A majority of the House of Commons is opposed to Britain leaving the EU without agreement. All the opposition parties are against it, with the exception of Labour’s Sarah Champion, Caroline Flint, Kate Hoey and Graham Stringer, and at least 65 Conservative MPs have said they want to avoid a no-deal exit.
But how many of them are prepared to go to the extreme length of deposing Boris Johnson and replacing him with a temporary prime minister to prevent what they regard as a bad outcome?
That is a calculation that is impossible to make until we get closer to the crunch. Oliver Letwin, one of the leading Tory anti-no-dealers, said last month: “The mechanism can be done; whether there is a majority is less certain … I have absolutely no clear view of how that majority can be formed and I don’t think we will know that until right up at the last moment.”

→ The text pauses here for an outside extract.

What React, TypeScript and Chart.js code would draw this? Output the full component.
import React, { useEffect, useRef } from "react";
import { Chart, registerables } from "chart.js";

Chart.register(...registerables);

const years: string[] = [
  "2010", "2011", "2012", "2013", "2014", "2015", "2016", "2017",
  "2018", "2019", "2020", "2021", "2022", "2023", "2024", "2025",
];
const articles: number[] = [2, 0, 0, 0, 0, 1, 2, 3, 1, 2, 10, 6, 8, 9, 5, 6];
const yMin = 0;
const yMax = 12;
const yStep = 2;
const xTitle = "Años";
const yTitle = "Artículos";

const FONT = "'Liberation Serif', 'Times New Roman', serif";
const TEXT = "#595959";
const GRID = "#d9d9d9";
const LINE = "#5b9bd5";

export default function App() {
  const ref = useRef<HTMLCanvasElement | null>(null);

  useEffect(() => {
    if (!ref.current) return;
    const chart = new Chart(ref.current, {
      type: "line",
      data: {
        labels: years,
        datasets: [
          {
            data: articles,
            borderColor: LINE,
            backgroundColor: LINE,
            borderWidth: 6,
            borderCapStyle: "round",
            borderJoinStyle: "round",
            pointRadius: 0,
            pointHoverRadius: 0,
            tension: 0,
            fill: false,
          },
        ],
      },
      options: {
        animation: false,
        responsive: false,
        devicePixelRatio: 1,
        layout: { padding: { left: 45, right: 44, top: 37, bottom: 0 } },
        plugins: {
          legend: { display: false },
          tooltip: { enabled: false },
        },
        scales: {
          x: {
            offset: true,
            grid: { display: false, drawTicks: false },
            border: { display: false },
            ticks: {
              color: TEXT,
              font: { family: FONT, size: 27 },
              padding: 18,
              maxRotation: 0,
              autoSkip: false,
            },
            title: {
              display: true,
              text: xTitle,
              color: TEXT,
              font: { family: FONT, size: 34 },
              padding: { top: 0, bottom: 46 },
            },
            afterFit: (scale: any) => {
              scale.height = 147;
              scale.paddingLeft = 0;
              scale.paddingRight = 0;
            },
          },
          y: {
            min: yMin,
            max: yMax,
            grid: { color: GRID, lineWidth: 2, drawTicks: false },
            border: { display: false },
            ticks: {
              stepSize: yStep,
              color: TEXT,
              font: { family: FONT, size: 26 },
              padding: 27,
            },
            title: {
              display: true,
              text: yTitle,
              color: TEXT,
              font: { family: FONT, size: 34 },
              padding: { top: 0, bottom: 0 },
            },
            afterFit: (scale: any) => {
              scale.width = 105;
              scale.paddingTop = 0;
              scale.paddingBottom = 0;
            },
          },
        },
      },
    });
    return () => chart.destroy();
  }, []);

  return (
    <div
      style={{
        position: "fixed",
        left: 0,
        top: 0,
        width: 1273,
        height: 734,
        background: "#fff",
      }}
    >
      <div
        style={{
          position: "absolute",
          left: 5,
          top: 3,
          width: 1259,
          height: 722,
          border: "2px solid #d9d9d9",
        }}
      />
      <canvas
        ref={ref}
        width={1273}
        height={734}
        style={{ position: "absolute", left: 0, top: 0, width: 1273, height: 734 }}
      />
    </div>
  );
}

Over the past week, the opponents of no deal have been riven by squabbling over the plan to install a caretaker prime minister. Caroline Lucas, the Green MP, proposed a government of national unity led by an all-women cabinet. Jeremy Corbyn proposed that he should be made prime minister for a few weeks, in order to agree a postponement of Brexit with the EU and call an election.
Jo Swinson, the new Liberal Democrat leader, said he was the wrong person and that it should be Kenneth Clarke or Harriet Harman instead. Clarke returned from a two-week holiday this weekend and said, “I don’t want to annoy Jeremy,” but that he would be happy to do it.
So it may not be possible to agree on a candidate for this drastic plan – and, even if it is, it may not be possible to muster the votes needed to see it through. In which case, what is Plan B for the opponents of no-deal Brexit?
The other possible route to blocking a no-deal Brexit is to pass a series of laws from the back benches to force Johnson to seek, and then agree with the EU, a further postponement of Brexit.
John Bercow, the speaker, would almost certainly allow a backbencher to start the process using an emergency motion. And Yvette Cooper showed that a backbench law was possible in April, when an act was passed – by just one vote – to require Theresa May to seek a Brexit extension. It would have had more support from Tory rebels if May had not already said she would do what MPs wanted.
There would be enough votes, therefore, to pass a similar law to instruct Johnson, but the hard part would be forcing him to sign up to an agreement with the EU.
If he refused and asked for an election instead, the Commons would be back to having to install a temporary prime minister, to agree an extension and to prevent Britain leaving without a deal during the election campaign.